Direction: Identify every line in the records below that contains the word "LaTeX", and copy each of those lines.

Figure scripts:
##########

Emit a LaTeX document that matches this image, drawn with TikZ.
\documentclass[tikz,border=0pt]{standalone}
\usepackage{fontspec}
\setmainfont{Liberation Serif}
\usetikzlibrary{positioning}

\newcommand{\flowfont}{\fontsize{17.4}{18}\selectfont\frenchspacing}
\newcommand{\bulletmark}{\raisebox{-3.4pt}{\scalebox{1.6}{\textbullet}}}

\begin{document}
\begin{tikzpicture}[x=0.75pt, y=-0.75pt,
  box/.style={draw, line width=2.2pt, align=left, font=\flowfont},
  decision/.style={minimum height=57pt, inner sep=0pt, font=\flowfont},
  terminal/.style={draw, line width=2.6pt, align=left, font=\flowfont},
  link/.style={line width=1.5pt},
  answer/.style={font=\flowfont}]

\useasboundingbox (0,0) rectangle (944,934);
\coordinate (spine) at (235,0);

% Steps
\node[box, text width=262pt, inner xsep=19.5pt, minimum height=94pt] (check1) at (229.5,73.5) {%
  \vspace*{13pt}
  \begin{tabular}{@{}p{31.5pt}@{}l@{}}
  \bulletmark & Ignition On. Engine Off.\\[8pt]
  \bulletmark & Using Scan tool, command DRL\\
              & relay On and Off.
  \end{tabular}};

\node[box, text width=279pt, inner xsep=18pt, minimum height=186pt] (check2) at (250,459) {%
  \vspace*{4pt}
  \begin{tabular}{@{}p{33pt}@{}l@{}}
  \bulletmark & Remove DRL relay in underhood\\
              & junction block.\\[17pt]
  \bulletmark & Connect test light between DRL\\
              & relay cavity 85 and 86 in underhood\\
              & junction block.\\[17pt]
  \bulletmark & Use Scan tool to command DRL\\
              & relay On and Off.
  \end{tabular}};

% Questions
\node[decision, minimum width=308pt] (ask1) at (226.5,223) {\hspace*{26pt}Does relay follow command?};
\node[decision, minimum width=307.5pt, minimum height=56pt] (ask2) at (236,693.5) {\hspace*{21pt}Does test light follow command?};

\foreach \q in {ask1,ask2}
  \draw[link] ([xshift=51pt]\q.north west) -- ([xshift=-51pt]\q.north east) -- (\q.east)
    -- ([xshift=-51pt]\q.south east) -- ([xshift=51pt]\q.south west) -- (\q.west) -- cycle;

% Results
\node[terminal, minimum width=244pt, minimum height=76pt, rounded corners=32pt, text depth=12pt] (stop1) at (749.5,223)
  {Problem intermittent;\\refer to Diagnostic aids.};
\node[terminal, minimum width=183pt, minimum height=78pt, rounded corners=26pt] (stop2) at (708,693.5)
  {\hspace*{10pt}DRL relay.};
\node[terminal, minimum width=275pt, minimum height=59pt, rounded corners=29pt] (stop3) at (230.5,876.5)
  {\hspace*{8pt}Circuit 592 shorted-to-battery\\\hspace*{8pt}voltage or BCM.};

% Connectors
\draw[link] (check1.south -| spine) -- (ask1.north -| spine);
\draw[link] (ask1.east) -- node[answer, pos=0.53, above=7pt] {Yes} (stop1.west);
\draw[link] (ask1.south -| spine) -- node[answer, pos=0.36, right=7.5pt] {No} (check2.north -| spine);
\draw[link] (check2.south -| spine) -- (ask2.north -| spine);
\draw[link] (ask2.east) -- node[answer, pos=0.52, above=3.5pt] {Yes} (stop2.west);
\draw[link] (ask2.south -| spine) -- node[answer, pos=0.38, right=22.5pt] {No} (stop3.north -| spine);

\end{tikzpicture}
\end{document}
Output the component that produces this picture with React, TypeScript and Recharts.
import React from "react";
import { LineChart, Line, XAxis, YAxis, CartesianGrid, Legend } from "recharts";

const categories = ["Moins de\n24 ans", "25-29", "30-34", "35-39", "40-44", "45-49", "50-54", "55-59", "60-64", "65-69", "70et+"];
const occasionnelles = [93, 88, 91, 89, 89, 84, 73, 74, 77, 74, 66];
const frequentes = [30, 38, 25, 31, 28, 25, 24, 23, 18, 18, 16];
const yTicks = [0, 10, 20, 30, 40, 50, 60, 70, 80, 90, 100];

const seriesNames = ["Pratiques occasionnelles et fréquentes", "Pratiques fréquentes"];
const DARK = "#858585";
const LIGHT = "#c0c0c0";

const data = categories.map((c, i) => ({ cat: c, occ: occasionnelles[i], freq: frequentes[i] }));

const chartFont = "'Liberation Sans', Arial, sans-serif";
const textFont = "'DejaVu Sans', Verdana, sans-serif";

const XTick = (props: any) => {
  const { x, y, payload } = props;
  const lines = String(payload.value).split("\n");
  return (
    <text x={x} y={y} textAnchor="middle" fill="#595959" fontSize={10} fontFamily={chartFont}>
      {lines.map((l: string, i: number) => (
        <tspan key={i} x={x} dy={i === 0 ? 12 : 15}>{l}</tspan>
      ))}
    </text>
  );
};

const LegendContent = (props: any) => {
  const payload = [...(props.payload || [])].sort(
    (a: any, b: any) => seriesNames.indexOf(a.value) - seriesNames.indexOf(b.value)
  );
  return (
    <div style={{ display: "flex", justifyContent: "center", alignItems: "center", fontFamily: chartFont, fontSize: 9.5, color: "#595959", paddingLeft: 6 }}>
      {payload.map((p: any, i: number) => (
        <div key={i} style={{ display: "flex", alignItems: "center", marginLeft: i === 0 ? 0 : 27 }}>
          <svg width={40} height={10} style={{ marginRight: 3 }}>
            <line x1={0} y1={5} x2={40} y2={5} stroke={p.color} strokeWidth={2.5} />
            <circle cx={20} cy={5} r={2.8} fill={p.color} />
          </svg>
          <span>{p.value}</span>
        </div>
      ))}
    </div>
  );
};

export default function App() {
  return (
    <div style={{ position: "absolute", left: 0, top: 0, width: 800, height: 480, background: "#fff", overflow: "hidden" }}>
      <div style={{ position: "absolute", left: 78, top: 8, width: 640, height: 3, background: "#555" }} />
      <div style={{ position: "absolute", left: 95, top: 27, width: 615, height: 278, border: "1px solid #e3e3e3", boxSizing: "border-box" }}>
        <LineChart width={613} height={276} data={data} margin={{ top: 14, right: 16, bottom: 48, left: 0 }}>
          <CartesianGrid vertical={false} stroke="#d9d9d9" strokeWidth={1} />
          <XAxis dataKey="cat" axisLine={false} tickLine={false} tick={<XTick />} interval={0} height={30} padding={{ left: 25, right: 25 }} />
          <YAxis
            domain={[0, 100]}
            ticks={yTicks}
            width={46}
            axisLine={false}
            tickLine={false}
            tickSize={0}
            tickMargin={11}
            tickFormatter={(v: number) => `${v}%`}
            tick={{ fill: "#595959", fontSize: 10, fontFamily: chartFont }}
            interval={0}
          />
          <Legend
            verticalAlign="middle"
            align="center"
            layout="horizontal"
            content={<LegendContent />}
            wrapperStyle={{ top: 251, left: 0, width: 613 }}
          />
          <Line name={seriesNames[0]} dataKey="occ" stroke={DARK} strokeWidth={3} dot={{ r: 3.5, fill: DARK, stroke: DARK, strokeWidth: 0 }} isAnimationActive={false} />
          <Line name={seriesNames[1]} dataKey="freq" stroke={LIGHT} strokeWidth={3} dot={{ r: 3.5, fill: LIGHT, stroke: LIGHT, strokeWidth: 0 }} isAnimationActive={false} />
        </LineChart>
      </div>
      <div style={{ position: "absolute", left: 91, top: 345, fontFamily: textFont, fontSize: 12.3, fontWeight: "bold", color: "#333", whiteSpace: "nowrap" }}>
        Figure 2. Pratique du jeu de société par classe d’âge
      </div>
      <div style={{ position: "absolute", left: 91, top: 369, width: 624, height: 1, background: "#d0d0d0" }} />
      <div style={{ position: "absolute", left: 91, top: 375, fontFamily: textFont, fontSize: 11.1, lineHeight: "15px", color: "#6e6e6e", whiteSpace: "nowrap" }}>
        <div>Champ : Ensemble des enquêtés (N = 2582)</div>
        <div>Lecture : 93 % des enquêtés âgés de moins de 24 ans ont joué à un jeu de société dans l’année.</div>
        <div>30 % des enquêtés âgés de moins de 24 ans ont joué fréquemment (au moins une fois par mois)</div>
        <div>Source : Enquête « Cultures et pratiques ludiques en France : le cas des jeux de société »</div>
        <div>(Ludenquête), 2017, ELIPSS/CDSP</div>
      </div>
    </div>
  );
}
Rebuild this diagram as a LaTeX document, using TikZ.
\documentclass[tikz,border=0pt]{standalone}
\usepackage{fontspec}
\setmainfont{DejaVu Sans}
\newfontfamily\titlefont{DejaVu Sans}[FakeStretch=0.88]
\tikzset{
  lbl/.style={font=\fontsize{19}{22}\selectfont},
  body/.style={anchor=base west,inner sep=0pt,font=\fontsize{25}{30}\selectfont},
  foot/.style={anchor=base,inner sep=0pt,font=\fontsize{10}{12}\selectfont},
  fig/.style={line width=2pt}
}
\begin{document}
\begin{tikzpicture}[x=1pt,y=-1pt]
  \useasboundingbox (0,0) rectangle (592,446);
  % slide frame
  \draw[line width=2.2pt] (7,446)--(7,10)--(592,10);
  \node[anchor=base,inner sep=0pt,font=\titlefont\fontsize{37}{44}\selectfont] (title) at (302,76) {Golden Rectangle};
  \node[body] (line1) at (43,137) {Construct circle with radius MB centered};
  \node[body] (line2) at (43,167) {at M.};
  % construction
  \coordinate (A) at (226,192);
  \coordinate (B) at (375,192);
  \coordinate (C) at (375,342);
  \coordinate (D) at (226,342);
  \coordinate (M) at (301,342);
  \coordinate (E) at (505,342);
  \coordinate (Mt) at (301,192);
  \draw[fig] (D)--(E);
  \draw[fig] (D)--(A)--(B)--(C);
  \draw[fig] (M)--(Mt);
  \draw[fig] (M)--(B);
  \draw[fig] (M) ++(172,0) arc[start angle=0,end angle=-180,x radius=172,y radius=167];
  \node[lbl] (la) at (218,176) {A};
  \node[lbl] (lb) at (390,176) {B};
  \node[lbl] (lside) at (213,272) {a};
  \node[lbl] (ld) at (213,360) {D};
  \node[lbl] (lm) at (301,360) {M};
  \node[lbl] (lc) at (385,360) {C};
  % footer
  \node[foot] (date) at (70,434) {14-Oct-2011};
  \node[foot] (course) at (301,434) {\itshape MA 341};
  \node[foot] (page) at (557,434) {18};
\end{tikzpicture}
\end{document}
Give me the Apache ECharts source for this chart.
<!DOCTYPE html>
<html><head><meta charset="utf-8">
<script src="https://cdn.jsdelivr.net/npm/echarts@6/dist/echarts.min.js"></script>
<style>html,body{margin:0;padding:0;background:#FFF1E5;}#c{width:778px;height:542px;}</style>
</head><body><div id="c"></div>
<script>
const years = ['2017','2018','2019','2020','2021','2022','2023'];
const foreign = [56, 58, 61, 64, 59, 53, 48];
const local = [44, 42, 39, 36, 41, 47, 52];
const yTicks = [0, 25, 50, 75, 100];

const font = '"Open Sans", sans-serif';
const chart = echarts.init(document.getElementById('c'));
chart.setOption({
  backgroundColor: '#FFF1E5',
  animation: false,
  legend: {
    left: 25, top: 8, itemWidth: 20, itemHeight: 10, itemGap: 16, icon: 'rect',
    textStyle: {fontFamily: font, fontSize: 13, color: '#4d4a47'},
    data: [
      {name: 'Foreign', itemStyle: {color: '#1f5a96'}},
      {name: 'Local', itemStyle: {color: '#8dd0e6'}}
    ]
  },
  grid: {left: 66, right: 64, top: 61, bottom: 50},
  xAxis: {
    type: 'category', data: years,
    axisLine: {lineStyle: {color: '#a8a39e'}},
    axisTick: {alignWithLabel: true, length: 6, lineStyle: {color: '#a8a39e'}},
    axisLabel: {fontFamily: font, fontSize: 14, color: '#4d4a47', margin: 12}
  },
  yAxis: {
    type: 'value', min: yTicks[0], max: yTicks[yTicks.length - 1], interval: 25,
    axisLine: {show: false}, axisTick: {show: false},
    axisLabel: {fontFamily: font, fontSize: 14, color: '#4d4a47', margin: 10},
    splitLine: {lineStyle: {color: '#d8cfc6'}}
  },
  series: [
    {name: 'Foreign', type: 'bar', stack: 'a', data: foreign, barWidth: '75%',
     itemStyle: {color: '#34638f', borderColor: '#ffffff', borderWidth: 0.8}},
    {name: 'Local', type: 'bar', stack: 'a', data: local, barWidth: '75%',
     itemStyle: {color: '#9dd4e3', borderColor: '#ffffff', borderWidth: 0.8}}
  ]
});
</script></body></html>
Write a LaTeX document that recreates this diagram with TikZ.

##########

Answer to the task:
Emit a LaTeX document that matches this image, drawn with TikZ.
Rebuild this diagram as a LaTeX document, using TikZ.
Write a LaTeX document that recreates this diagram with TikZ.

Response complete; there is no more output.